Gifford reports that in his time “the great majority of competent and impartial critics” considered Greek to be the original language. As one of these critics O. F. Fritzsche put it, “If any one of the Apocryphal books was composed in Greek, this certainly was.” The strongest dissenter from this majority view was C. J. Ball, who marshalled the most compelling argument for a Hebrew original.

However, Yale Semitic scholar C. C. Torrey was not persuaded: “If the examination by a scholar of Ball’s thoroughness and wide learning can produce nothing better than this, it can be said with little hesitation that the language was probably not Hebrew.” Torrey’s own conclusion was that the work was originally composed in Aramaic. In recent years the tide of opinion has shifted and now the consensus is that the “letter” was originally composed in Hebrew (or Aramaic).
Date

The date of this work is uncertain. Most scholars agree that it is dependent on certain biblical passages, notably Isa 44:9–20, 46:5–7, and thus can be no earlier than 540 BC. Since a fragment (7Q2) was identified among the scrolls in Qumran Cave 7, it can be no later than 100 BC. Further support for this terminus ad quem may be found in a possible reference to the letter in 2 Maccabees 2:1–3.

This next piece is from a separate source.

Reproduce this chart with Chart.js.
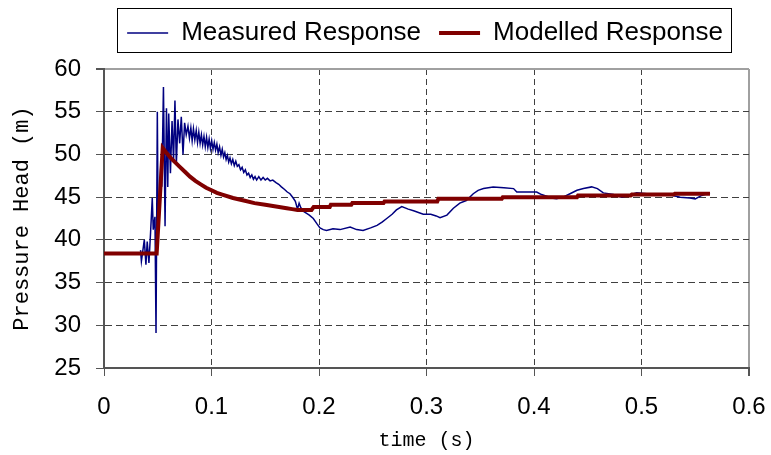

As mentioned above, the use of “seven generations” rather than “seventy years” points to a later period. Ball calculates the date to be c. 307 – 317 BC. And Tededche notes: “It is well known that many Jews were attracted to alien cults throughout the Greek period, 300 BC onward, so that the warning in the letter might have been uttered any time during this period.”

Although the “letter” is included as a discrete unit in the Septuagint, there is no evidence of it ever having been canonical in the Masoretic tradition.